Have you gone through the documentation ? We have a section for kibana config (that also contains a link to Kibana's relevant documentation page) that describes that you need to set

server.xsrf.whitelist: [/api/security/v1/saml]

in kibana.yml, among other. Can you verify this is set in all Kibana deployements ( especially the not working one ) ? Also can you please share a larger part of the kibana logs ?

Woops, I did not include the entire Kibana configuration. Yes we have that setting there in all three deployments:

xpack.security.authProviders: [ "saml", "basic" ]
server.xsrf.whitelist: [ "/api/security/v1/saml" ]
xpack.security.public:
  protocol: "https"
  hostname: "good-deployment.us-east-1.aws.found.io"
  port: 9243
xpack.security.authProviders: [ "saml", "basic" ]
server.xsrf.whitelist: [ "/api/security/v1/saml" ]
xpack.security.public:
  protocol: "https"
  hostname: "bad-deployment.us-east-1.aws.found.io"
  port: 9243

Sorry about that.

We have looked at this documentation for the latest release of Elastic Cloud. We looked at some other settings from the non-cloud SAML realms, they don't seem to be supported in the cloud realm so we've stuck to that EC-specific documentation since then.

What specifically am I looking for in the Kibana logs? Are those stored with the Elasticsearch logs in the Elastic Cloud console?

Tried restarting Kibana and the Elasticsearch cluster to make sure that the configuration were applied correctly, but we are still running into the same issue.

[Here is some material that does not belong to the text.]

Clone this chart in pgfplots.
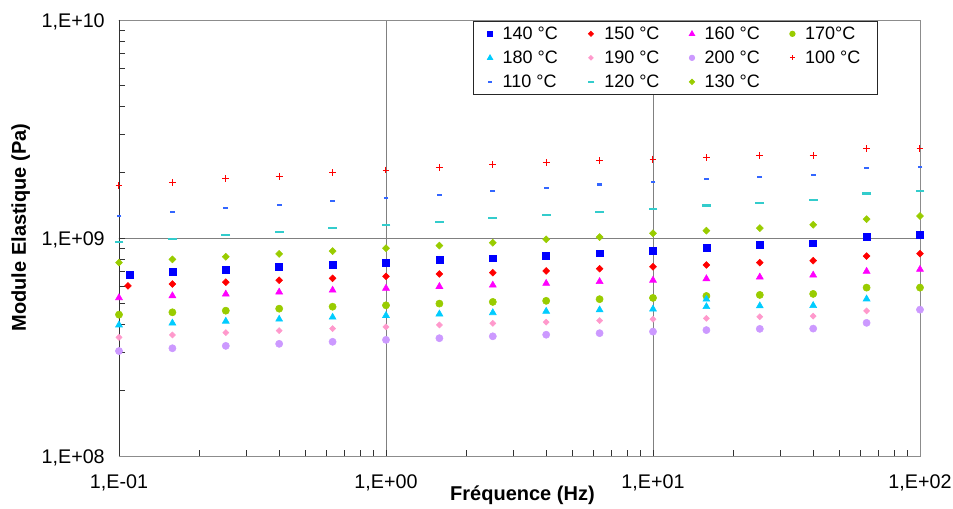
\documentclass[border=0pt]{standalone}
\usepackage{fontspec}
\setmainfont{Liberation Sans}
\usepackage{pgfplots}
\pgfplotsset{compat=1.18}
\definecolor{c140}{RGB}{0,0,255}
\definecolor{c150}{RGB}{255,0,0}
\definecolor{c160}{RGB}{255,0,255}
\definecolor{c170}{RGB}{153,204,0}
\definecolor{c180}{RGB}{0,204,255}
\definecolor{c190}{RGB}{255,153,204}
\definecolor{c200}{RGB}{204,153,255}
\definecolor{c100}{RGB}{255,0,0}
\definecolor{c110}{RGB}{51,102,255}
\definecolor{c120}{RGB}{51,204,204}
\definecolor{c130}{RGB}{153,204,0}
\begin{document}
\begin{tikzpicture}
\useasboundingbox (-89.25pt,-39pt) rectangle (625.5pt,342pt);
\begin{axis}[
  at={(0,0)}, anchor=south west,
  scale only axis, width=600.75pt, height=327pt,
  xmode=log, ymode=log,
  xmin=0.1, xmax=100, ymin=1e8, ymax=1e10,
  axis line style={black!45, line width=0.5pt},
  tick pos=left,
  xtick={0.1,1,10,100},
  xticklabels={{1,E-01},{1,E+00},{1,E+01},{1,E+02}},
  ytick={1e8,1e9,1e10},
  yticklabels={{1,E+08},{1,E+09},{1,E+10}},
  minor xtick={0.2,0.3,0.4,0.5,0.6,0.7,0.8,0.9,2,3,4,5,6,7,8,9,20,30,40,50,60,70,80,90},
  minor ytick={2e8,3e8,4e8,5e8,6e8,7e8,8e8,9e8,2e9,3e9,4e9,5e9,6e9,7e9,8e9,9e9},
  tick align=inside,
  major tick length=4.5pt, minor tick length=4.5pt,
  tick style={black!80, line width=0.6pt},
  xmajorgrids, ymajorgrids,
  major grid style={black!50, line width=0.5pt},
  tick label style={font=\fontsize{14.8}{17}\selectfont, inner sep=0pt},
  xticklabel style={anchor=base, yshift=-24.75pt},
  yticklabel style={anchor=base east, xshift=-10.5pt, yshift=-5.3pt},
  xlabel={Fréquence (Hz)},
  ylabel={Module Elastique (Pa)},
  every axis x label/.style={at={(axis description cs:0.5037,-0.1025)}, anchor=base, font=\bfseries\fontsize{15}{18}\selectfont},
  every axis y label/.style={at={(axis description cs:-0.1161,0.524)}, rotate=90, anchor=base, font=\bfseries\fontsize{15}{18}\selectfont},
  legend columns=4,
  legend cell align=left,
  legend image code/.code={\draw[mark repeat=2,mark phase=2] plot coordinates {(0pt,0pt)(3pt,0pt)(6pt,0pt)};},
  legend image post style={/tikz/every mark/.append style={scale=0.75}},
  legend style={at={(axis description cs:0.442,0.998)}, anchor=north west,
    draw=black!85, line width=0.6pt, fill=white,
    font=\fontsize{13.5}{15}\selectfont,
    inner xsep=10.5pt, inner ysep=3.2pt,
    row sep=5.5pt,
    nodes={inner ysep=0pt, text height=10.5pt, text depth=2pt},
    /tikz/every odd column/.append style={column sep=5.5pt},
    /tikz/every even column/.append style={column sep=20.35pt}},
]
% 140
\addplot[only marks, mark=square*, mark size=2.6pt, color=c140] coordinates {
(0.110,6.81e8) (0.1585,6.98e8) (0.2512,7.18e8) (0.3981,7.35e8) (0.631,7.52e8) (1,7.67e8) (1.585,7.91e8) (2.512,8.07e8) (3.981,8.30e8) (6.31,8.51e8) (10,8.71e8) (15.85,8.98e8) (25.12,9.27e8) (39.81,9.46e8) (63.1,1.01e9) (100,1.03e9)};
\addlegendentry{140 °C}
% 150
\addplot[only marks, mark=square*, mark size=1.8pt, mark options={rotate=45}, color=c150] coordinates {
(0.108,6.03e8) (0.1585,6.15e8) (0.2512,6.27e8) (0.3981,6.40e8) (0.631,6.53e8) (1,6.67e8) (1.585,6.84e8) (2.512,6.93e8) (3.981,7.06e8) (6.31,7.23e8) (10,7.38e8) (15.85,7.52e8) (25.12,7.71e8) (39.81,7.87e8) (63.1,8.26e8) (100,8.47e8)};
\addlegendentry{150 °C}
% 160
\addplot[only marks, mark=triangle*, mark size=3.0pt, color=c160] coordinates {
(0.1,5.32e8) (0.1585,5.43e8) (0.2512,5.53e8) (0.3981,5.65e8) (0.631,5.76e8) (1,5.88e8) (1.585,5.99e8) (2.512,6.08e8) (3.981,6.19e8) (6.31,6.31e8) (10,6.40e8) (15.85,6.50e8) (25.12,6.62e8) (39.81,6.76e8) (63.1,7.03e8) (100,7.18e8)};
\addlegendentry{160 °C}
% 170
\addplot[only marks, mark=*, mark size=2.7pt, color=c170] coordinates {
(0.1,4.45e8) (0.1585,4.56e8) (0.2512,4.64e8) (0.3981,4.74e8) (0.631,4.84e8) (1,4.91e8) (1.585,5.00e8) (2.512,5.09e8) (3.981,5.15e8) (6.31,5.24e8) (10,5.31e8) (15.85,5.42e8) (25.12,5.48e8) (39.81,5.54e8) (63.1,5.92e8) (100,5.92e8)};
\addlegendentry{170°C}
% 180
\addplot[only marks, mark=triangle*, mark size=3.0pt, color=c180] coordinates {
(0.1,3.99e8) (0.1585,4.07e8) (0.2512,4.15e8) (0.3981,4.24e8) (0.631,4.33e8) (1,4.41e8) (1.585,4.48e8) (2.512,4.54e8) (3.981,4.61e8) (6.31,4.68e8) (10,4.72e8) (15.85,4.84e8) (15.85,5.24e8) (25.12,4.88e8) (39.81,4.90e8) (63.1,5.25e8)};
\addlegendentry{180 °C}
% 190
\addplot[only marks, mark=square*, mark size=1.6pt, mark options={rotate=45}, color=c190] coordinates {
(0.1,3.50e8) (0.1585,3.59e8) (0.2512,3.68e8) (0.3981,3.76e8) (0.631,3.84e8) (1,3.91e8) (1.585,3.99e8) (2.512,4.06e8) (3.981,4.11e8) (6.31,4.18e8) (10,4.24e8) (15.85,4.28e8) (25.12,4.35e8) (39.81,4.38e8) (63.1,4.63e8)};
\addlegendentry{190 °C}
% 200
\addplot[only marks, mark=*, mark size=2.7pt, color=c200] coordinates {
(0.1,3.03e8) (0.1585,3.12e8) (0.2512,3.20e8) (0.3981,3.27e8) (0.631,3.34e8) (1,3.41e8) (1.585,3.47e8) (2.512,3.54e8) (3.981,3.60e8) (6.31,3.66e8) (10,3.72e8) (15.85,3.78e8) (25.12,3.83e8) (39.81,3.84e8) (63.1,4.08e8) (100,4.69e8)};
\addlegendentry{200 °C}
% 100
\addplot[only marks, mark=+, mark size=2.6pt, mark options={line width=0.75pt, draw=c100}, color=c100] coordinates {
(0.1,1.74e9) (0.1585,1.80e9) (0.2512,1.87e9) (0.3981,1.92e9) (0.631,1.99e9) (1,2.05e9) (1.585,2.11e9) (2.512,2.17e9) (3.981,2.21e9) (6.31,2.26e9) (10,2.30e9) (15.85,2.33e9) (25.12,2.38e9) (39.81,2.39e9) (63.1,2.57e9) (100,2.57e9)};
\addlegendentry{100 °C}
% 110
\addplot[only marks, mark=-, mark size=1.8pt, mark options={line width=1.6pt, draw=c110}, color=c110] coordinates {
(0.1,1.26e9) (0.1585,1.32e9) (0.2512,1.37e9) (0.3981,1.42e9) (0.631,1.48e9) (1,1.53e9) (1.585,1.58e9) (2.512,1.64e9) (3.981,1.70e9) (6.31,1.76e9) (10,1.80e9) (15.85,1.86e9) (25.12,1.91e9) (39.81,1.94e9) (63.1,2.10e9) (100,2.11e9)};
\addlegendentry{110 °C}
% 120
\addplot[only marks, mark=-, mark size=3.3pt, mark options={line width=1.6pt, draw=c120}, color=c120] coordinates {
(0.1,0.96e9) (0.1585,0.993e9) (0.2512,1.03e9) (0.3981,1.07e9) (0.631,1.11e9) (1,1.15e9) (1.585,1.18e9) (2.512,1.23e9) (3.981,1.27e9) (6.31,1.32e9) (10,1.36e9) (15.85,1.41e9) (25.12,1.45e9) (39.81,1.49e9) (63.1,1.60e9) (100,1.64e9)};
\addlegendentry{120 °C}
% 130
\addplot[only marks, mark=square*, mark size=1.85pt, mark options={rotate=45}, color=c130] coordinates {
(0.1,7.71e8) (0.1585,7.98e8) (0.2512,8.20e8) (0.3981,8.45e8) (0.631,8.71e8) (1,8.98e8) (1.585,9.23e8) (2.512,9.51e8) (3.981,9.86e8) (6.31,1.01e9) (10,1.05e9) (15.85,1.08e9) (25.12,1.11e9) (39.81,1.15e9) (63.1,1.22e9) (100,1.26e9)};
\addlegendentry{130 °C}
\draw[black!80, line width=0.6pt] (rel axis cs:0,1) -- (rel axis cs:0,0) -- (rel axis cs:1,0);
\draw[black!80, line width=0.6pt] (axis cs:0.1,1e8) -- ++(0pt,-6pt) (axis cs:1,1e8) -- ++(0pt,-6pt) (axis cs:10,1e8) -- ++(0pt,-6pt) (axis cs:100,1e8) -- ++(0pt,-6pt);
\draw[black!80, line width=0.6pt] (axis cs:0.1,1e8) -- ++(-6pt,0pt) (axis cs:0.1,1e9) -- ++(-6pt,0pt) (axis cs:0.1,1e10) -- ++(-6pt,0pt);
\end{axis}
\end{tikzpicture}
\end{document}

Is there anything else you could suggest we try?

This all points to a misconfiguration in the non-working instance. Apologies if this sounds too obvious but have you checked your kibana saml config for typos, trailing spaces, extra characters etc ?

@Brandon_Kobel, do you happen to have an idea of would could be the issue here from Kibana's perspective ?

The {"statusCode":400,"error":"Bad Request","message":"Request must contain a kbn-xsrf header."} response alludes to the server.xsrf.whitelist: setting in the kibana config being incorrect, which you've already recommended they double check.

I was able to not set the xpack.security.public settings in the Kibana config as well when running in Cloud, perhaps that is worth a try?

Thanks for the reply.

Yeah I understand its hard to suggest something else for me to check, it really does seem like a misconfiguration.

I ran both configurations through a diff-ing tool, doesn't appear to be anything unusual like trailing whitespace, improper indentation or extra slashes. From what I can tell they still appear to be equivalent configurations between deployments.

I tried removing the xpack.security.public segment of the Kibana configuration. The already working configuration continued to function, the non-working configuration is still running into the same issue. This makes configuration simpler though, which is nice!

I also captured the SAML response headed to each deployment and diff-ed those as well, they only appear to differ in the places you'd expect (audience, destination, etc). Both of those fields have the same format in both SAML responses.

At this point, it's probably worth-while to open up a Cloud Support ticket here to have them look at the logs for your specific cluster to figure out what could be going awry.

Will do, thanks for the help!

This topic was automatically closed 28 days after the last reply. New replies are no longer allowed.